Use a moisture meter
The best way to check the moisture in your firewood is to use a moisture meter. These small devices are usually hand-held and have an LCD display that shows the percentage of moisture in the wood. As mentioned above, firewood is ready to burn when the moisture is below 20%, with something between 15% – 20% being ideal.
- A moisture meter has two prongs on the end. To test the wood, insert them into the wood at the point you want to test.
- To get a more accurate reading, you will need to test several spots. The most important one is the center of the log.
- Use a hatchet or small axe to split the log in half.
- When you are finished, test the center of the log with the moisture meter.
- You can spend as much as you want on a moisture meter.
Is there a danger in burning wet wood?
Burning wet firewood leaves a cold room, lots of smoke, and lots of sticky creosote in your chimney that can cause a chimney fire. However, you don’t have to take that risk, as you’ll see below. Accordingly, with a few steps, it’s easy to turn fresh or wet wood into dry wood quickly and easily. In addition, many types of wood can be dried out in 6-12 weeks if dried properly.
- Kiln-dried firewood can be obtained by taking green or wet wood and drying it in a kiln to a specific moisture content.

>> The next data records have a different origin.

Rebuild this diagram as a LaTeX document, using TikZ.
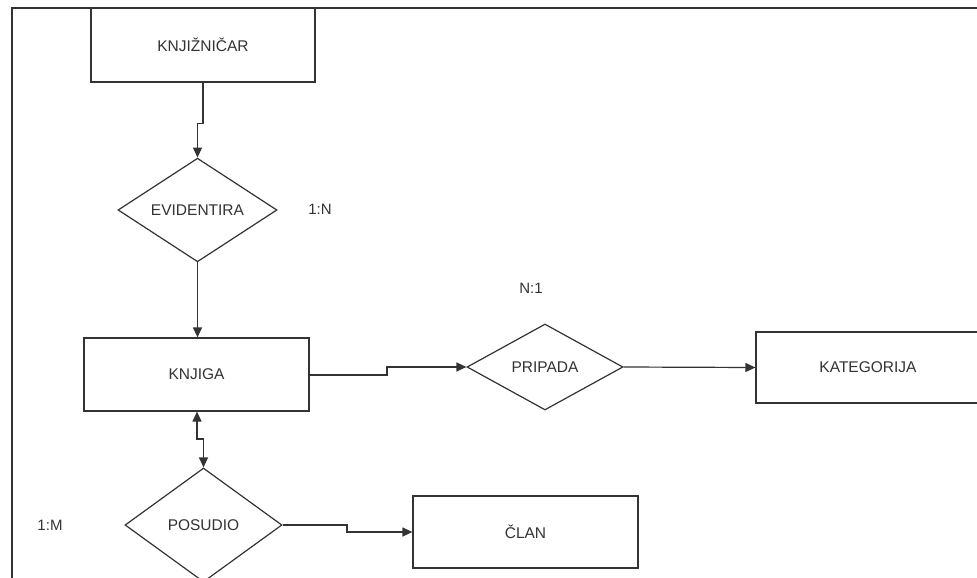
\documentclass[tikz,border=0pt]{standalone}
\usepackage{fontspec}
\setmainfont{Liberation Sans}
\usetikzlibrary{shapes.geometric,arrows.meta}
\begin{document}
\begin{tikzpicture}[x=1pt,y=-1pt,
  ink/.style={draw=black!80,line width=1.2pt},
  entity/.style={ink,rectangle,inner sep=0pt,font=\fontsize{15.5}{18}\selectfont,text=black!80},
  relation/.style={ink,diamond,inner sep=0pt,font=\fontsize{15.5}{18}\selectfont,text=black!80},
  card/.style={font=\fontsize{15}{18}\selectfont,text=black!80},
  link/.style={ink,-{Triangle[length=10pt,width=9pt]}},
  biLink/.style={ink,{Triangle[length=10pt,width=9pt]}-{Triangle[length=10pt,width=9pt]}}]
  \useasboundingbox (0,0) rectangle (977,578);
  \clip (0,0) rectangle (977,578);
  \fill[white] (0,0) rectangle (977,578);

  % outer frame (top and left edges)
  \draw[ink] (12,590) -- (12,8) -- (990,8);

  % entities
  \node[entity,minimum width=224pt,minimum height=74pt] (knjiznicar) at (203,45) {KNJIŽNIČAR};
  \node[entity,minimum width=225pt,minimum height=73pt] (knjiga) at (196.5,374.5) {KNJIGA};
  \node[entity,minimum width=224pt,minimum height=71pt] (kategorija) at (868,367.5) {KATEGORIJA};
  \node[entity,minimum width=225pt,minimum height=72pt] (clan) at (525.5,532) {ČLAN};

  % relationships
  \node[relation,minimum width=159pt,minimum height=84pt] (evidentira) at (197.5,210) {EVIDENTIRA};
  \node[relation,minimum width=156pt,minimum height=86pt] (pripada) at (545,367) {PRIPADA};
  \node[relation,minimum width=157pt,minimum height=114pt] (posudio) at (203.5,525) {POSUDIO};

  % cardinalities
  \node[card] (cEvid) at (320,209) {1:N};
  \node[card] (cPrip) at (531,288) {N:1};
  \node[card] (cPos) at (50,525) {1:M};

  % connectors
  \draw[link] (knjiznicar.south) -- ++(0,41) -| (evidentira.north);
  \draw[link] (evidentira.south) -- (evidentira.south |- knjiga.north);
  \draw[link] (knjiga.east |- 0,375) -- (387,375) |- (pripada.west);
  \draw[link] (pripada.east) -- (kategorija.west);
  \draw[biLink] (knjiga.south -| 197,0) -- (197,439) -| (posudio.north);
  \draw[link] (posudio.east) -- (347,525) |- (clan.west);
\end{tikzpicture}
\end{document}
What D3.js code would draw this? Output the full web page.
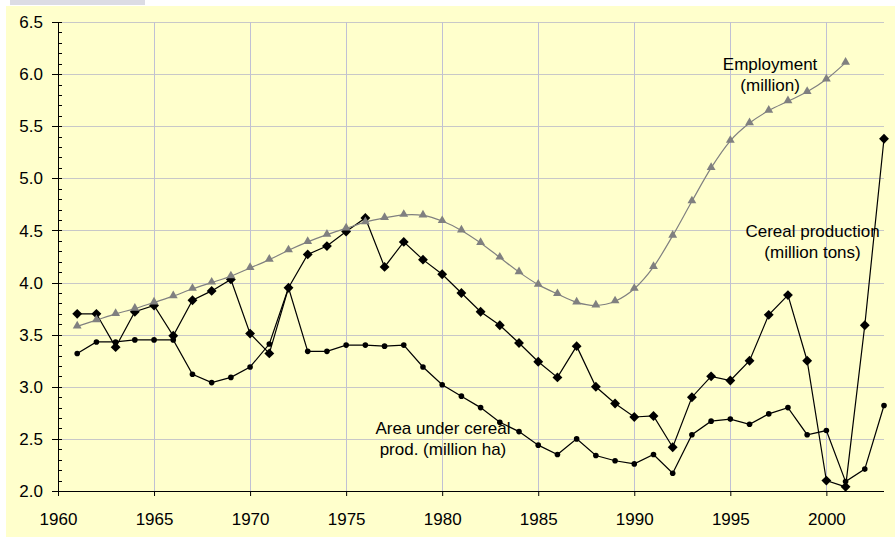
<!DOCTYPE html>
<html>
<head>
<meta charset="utf-8">
<script src="https://cdn.jsdelivr.net/npm/d3@7"></script>
<style>
  body { margin: 0; background: #fff; }
  svg { display: block; font-family: "Liberation Sans", Arial, sans-serif; }
</style>
</head>
<body>
<div id="chart_container"></div>
<script>
// data
var years = d3.range(1961, 2004);

var employment = [3.58, 3.64, 3.70, 3.75, 3.81, 3.87, 3.94, 4.00, 4.06, 4.14,
	4.22, 4.31, 4.39, 4.46, 4.52, 4.58, 4.62, 4.65, 4.645, 4.59,
	4.50, 4.38, 4.24, 4.10, 3.98, 3.89, 3.81, 3.78, 3.82, 3.94,
	4.15, 4.45, 4.78, 5.10, 5.36, 5.53, 5.65, 5.74, 5.83, 5.95,
	6.11, null, null];

var cereal = [3.70, 3.70, 3.38, 3.72, 3.78, 3.49, 3.83, 3.92, 4.03, 3.51,
	3.32, 3.95, 4.27, 4.35, 4.49, 4.62, 4.15, 4.39, 4.22, 4.08,
	3.90, 3.72, 3.59, 3.42, 3.24, 3.09, 3.39, 3.00, 2.84, 2.71,
	2.72, 2.42, 2.90, 3.10, 3.06, 3.25, 3.69, 3.88, 3.25, 2.10,
	2.04, 3.59, 5.38];

var area = [3.32, 3.43, 3.43, 3.45, 3.45, 3.45, 3.12, 3.04, 3.09, 3.19,
	3.41, 3.95, 3.34, 3.34, 3.40, 3.40, 3.39, 3.40, 3.19, 3.02,
	2.91, 2.80, 2.66, 2.57, 2.44, 2.35, 2.50, 2.34, 2.29, 2.26,
	2.35, 2.17, 2.54, 2.67, 2.69, 2.64, 2.74, 2.80, 2.54, 2.58,
	2.09, 2.21, 2.82];

var xTicks = d3.range(1960, 2001, 5);
var yTicks = [2.0, 2.5, 3.0, 3.5, 4.0, 4.5, 5.0, 5.5, 6.0, 6.5];
var yMinorTicks = d3.range(20, 66).map(function(d){ return d / 10; });

var labels = [
	{ lines: ["Employment", "(million)"], year: 1997.07, value: 6.04 },
	{ lines: ["Cereal production", "(million tons)"], year: 1999.28, value: 4.44 },
	{ lines: ["Area under cereal", "prod. (million ha)"], year: 1980.04, value: 2.55 }
];

var chart_width = 895, chart_height = 539;
var plot_left = 58, plot_right = 884, plot_top = 22, plot_bottom = 491;
var fontSize = 17;

var svgContainer = d3.select("#chart_container").append("svg")
	.attr("width", chart_width)
	.attr("height", chart_height);

// backgrounds
svgContainer.append("rect")
	.attr("x", 6).attr("y", 6)
	.attr("width", chart_width - 6).attr("height", chart_height - 8)
	.attr("fill", "#ffffcc");
svgContainer.append("rect")
	.attr("x", 10).attr("y", 0)
	.attr("width", 135).attr("height", 5)
	.attr("fill", "#dcdce4");

var x = d3.scaleLinear().domain([1960, 2003]).range([plot_left, plot_right]);
var y = d3.scaleLinear().domain([2.0, 6.5]).range([plot_bottom, plot_top]);

// gridlines
svgContainer.append("g").selectAll("line")
	.data(yTicks.slice(1))
	.enter().append("line")
	.attr("x1", plot_left).attr("x2", plot_right)
	.attr("y1", function(d){ return Math.round(y(d)) + 0.5; })
	.attr("y2", function(d){ return Math.round(y(d)) + 0.5; })
	.attr("stroke", "#c8c8c8")
	.attr("stroke-width", 1);

svgContainer.append("g").selectAll("line")
	.data(xTicks.slice(1))
	.enter().append("line")
	.attr("x1", function(d){ return Math.round(x(d)) + 0.5; })
	.attr("x2", function(d){ return Math.round(x(d)) + 0.5; })
	.attr("y1", plot_top).attr("y2", plot_bottom)
	.attr("stroke", "#c0c0d4")
	.attr("stroke-width", 1);

// y axis: minor ticks inside, major ticks cross
var yAxisG = svgContainer.append("g");
yAxisG.append("line")
	.attr("x1", plot_left + 0.5).attr("x2", plot_left + 0.5)
	.attr("y1", plot_top).attr("y2", plot_bottom)
	.attr("stroke", "#000");
yAxisG.selectAll(".minor")
	.data(yMinorTicks)
	.enter().append("line")
	.attr("class", "minor")
	.attr("x1", plot_left).attr("x2", plot_left + 4)
	.attr("y1", function(d){ return Math.round(y(d)) + 0.5; })
	.attr("y2", function(d){ return Math.round(y(d)) + 0.5; })
	.attr("stroke", "#000");
yAxisG.selectAll(".major")
	.data(yTicks)
	.enter().append("line")
	.attr("class", "major")
	.attr("x1", plot_left - 6).attr("x2", plot_left + 4)
	.attr("y1", function(d){ return Math.round(y(d)) + 0.5; })
	.attr("y2", function(d){ return Math.round(y(d)) + 0.5; })
	.attr("stroke", "#000");
yAxisG.selectAll("text")
	.data(yTicks)
	.enter().append("text")
	.attr("x", 43)
	.attr("y", function(d){ return y(d); })
	.attr("dy", "0.36em")
	.attr("text-anchor", "end")
	.attr("font-size", fontSize)
	.text(function(d){ return d3.format(".1f")(d); });

// x axis
var xAxis = d3.axisBottom(x)
	.tickValues(xTicks)
	.tickSize(5)
	.tickPadding(17)
	.tickFormat(d3.format("d"));
var xAxisG = svgContainer.append("g")
	.attr("transform", "translate(0," + plot_bottom + ")")
	.call(xAxis);
xAxisG.select(".domain").attr("d", "M" + plot_left + ",0.5H" + plot_right);
xAxisG.selectAll("text")
	.attr("font-size", fontSize)
	.attr("font-family", "Liberation Sans, Arial, sans-serif")
	.attr("fill", "#000");

// series
function toPoints(values){
	return years.map(function(yr, i){ return { year: yr, value: values[i] }; })
		.filter(function(d){ return d.value != null; });
}

var straightLine = d3.line()
	.x(function(d){ return x(d.year); })
	.y(function(d){ return y(d.value); });

var smoothLine = d3.line()
	.curve(d3.curveCatmullRom.alpha(0))
	.x(function(d){ return x(d.year); })
	.y(function(d){ return y(d.value); });

var areaPts = toPoints(area);
var cerealPts = toPoints(cereal);
var empPts = toPoints(employment);

svgContainer.append("path")
	.attr("d", straightLine(areaPts))
	.attr("fill", "none")
	.attr("stroke", "#000")
	.attr("stroke-width", 1.2);
svgContainer.append("g").selectAll("circle")
	.data(areaPts)
	.enter().append("circle")
	.attr("cx", function(d){ return x(d.year); })
	.attr("cy", function(d){ return y(d.value); })
	.attr("r", 2.8)
	.attr("fill", "#000");

svgContainer.append("path")
	.attr("d", straightLine(cerealPts))
	.attr("fill", "none")
	.attr("stroke", "#000")
	.attr("stroke-width", 1.2);
svgContainer.append("g").selectAll("path")
	.data(cerealPts)
	.enter().append("path")
	.attr("d", d3.symbol().type(d3.symbolDiamond2).size(62))
	.attr("transform", function(d){ return "translate(" + x(d.year) + "," + y(d.value) + ")"; })
	.attr("fill", "#000");

svgContainer.append("path")
	.attr("d", smoothLine(empPts))
	.attr("fill", "none")
	.attr("stroke", "#808080")
	.attr("stroke-width", 1.2);
svgContainer.append("g").selectAll("path")
	.data(empPts)
	.enter().append("path")
	.attr("d", d3.symbol().type(d3.symbolTriangle).size(34))
	.attr("transform", function(d){ return "translate(" + x(d.year) + "," + (y(d.value) - 0.5) + ")"; })
	.attr("fill", "#808080");

// series labels
labels.forEach(function(lb){
	var t = svgContainer.append("text")
		.attr("x", x(lb.year))
		.attr("y", y(lb.value))
		.attr("text-anchor", "middle")
		.attr("font-size", fontSize);
	lb.lines.forEach(function(line, i){
		t.append("tspan")
			.attr("x", x(lb.year))
			.attr("dy", i == 0 ? 0 : 21)
			.text(line);
	});
});
</script>
</body>
</html>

- However, it is unusual to buy such solid fuel because kiln drying consumes a lot of energy, so it is usually reserved for drying lumber.
- You can use such wood in your wood stove or fireplace if you have access to dry logs. This provides fuel with a very low moisture content, which is perfect for lighting in a wood stove or fireplace. It ignites very quickly and burns hot.
Here is the fastest way to dry your firewood
Now you know how to determine whether your firewood is seasoned. The following tips for drying wood should show you how to dry firewood faster. Remember that anything over 20% moisture content is not quite optimal. The fastest way to dry wood is to use a kiln. These are typically found in commercial settings where large amounts of wood are processed. However, since most of us don’t own one, there are some second-best methods you can use to get your firewood dried quickly. Also, keep in mind that the year’s climate plays a big role in how long it takes for your firewood to dry. Hot, dry summers will dry out a piece of wood better than a cool, humid summer.
Follow simple steps to speed up the drying process
- Increase air circulation – Increasing the flow of air to and around each piece of wood is one of the best ways to speed up the overall drying process. If possible, stack the wood on a shelf above the floor. This allows the air to flow underneath. Also, do not stack the wood against a wall. Air cannot circulate behind the logs.
- Log size matters – Cutting the logs to fit your fireplace is common sense, but this actually helps with the drying process. In general, a smaller log will logically dry faster than a larger log. Not only does size help each piece dry a little faster, but it also saves you from having to reprocess the firewood before using it.
- Let the sun do the work – Spreading your freshly cut logs out on a sidewalk, driveway or drying rack in the sun is another great way to cut down on drying time. In addition, if possible, it is helpful to expose each log to sunshine. In stacks, the lower pieces don’t dry as quickly because they don’t get direct sunlight. Some people don’t have enough room for this, which is understandable. Instead, pay close attention to the top layer of firewood because it dries faster. When this dries out, move the logs to your storage rack, which will expose the second layer of wood to the sun.
- Stack properly – Moisture mainly leaks out of the wood at the cut ends, rather than the center. For this reason, it is best to expose both ends of the wood to the wind. A firewood rack stacked outdoors with exposed sides will dry faster than a rack stacked against the side of a barn.
So what’s the takeaway from all you’ve read so far? Simple, but timely and smart steps, can speed up the drying process by quite a bit. You’ll have to wait several more months, but it will help. Use the tips above to determine if your firewood is ready to use, and if you get a chance, get a moisture meter to be on the safe side.
What types of firewood dry and burn the fastest?
As described above, softwoods dry much faster than most hardwoods. However, they also burn much faster and at a lower temperature. Considering this, it is best to find a mix of soft and hard woods to burn in your wood fire. Using a good moisture meter will help you check the moisture content of your logs. Woods like pine and willow dry the fastest, but you’ll need lots of them to keep warm over a long winter.
Use trick with dehumidifier on firewood
If you are in trouble and need to dry your firewood super fast, you have the option of bringing it indoors. The hack here is to run a dehumidifier to suck out some of the moisture. This will speed up the drying time of the wood, but it’s best used to remove surface rain moisture from otherwise well-seasoned wood. Also, be sure to stack your pile with enough air gaps. Do not operate your dehumidifier outdoors or in locations where the plug can get wet.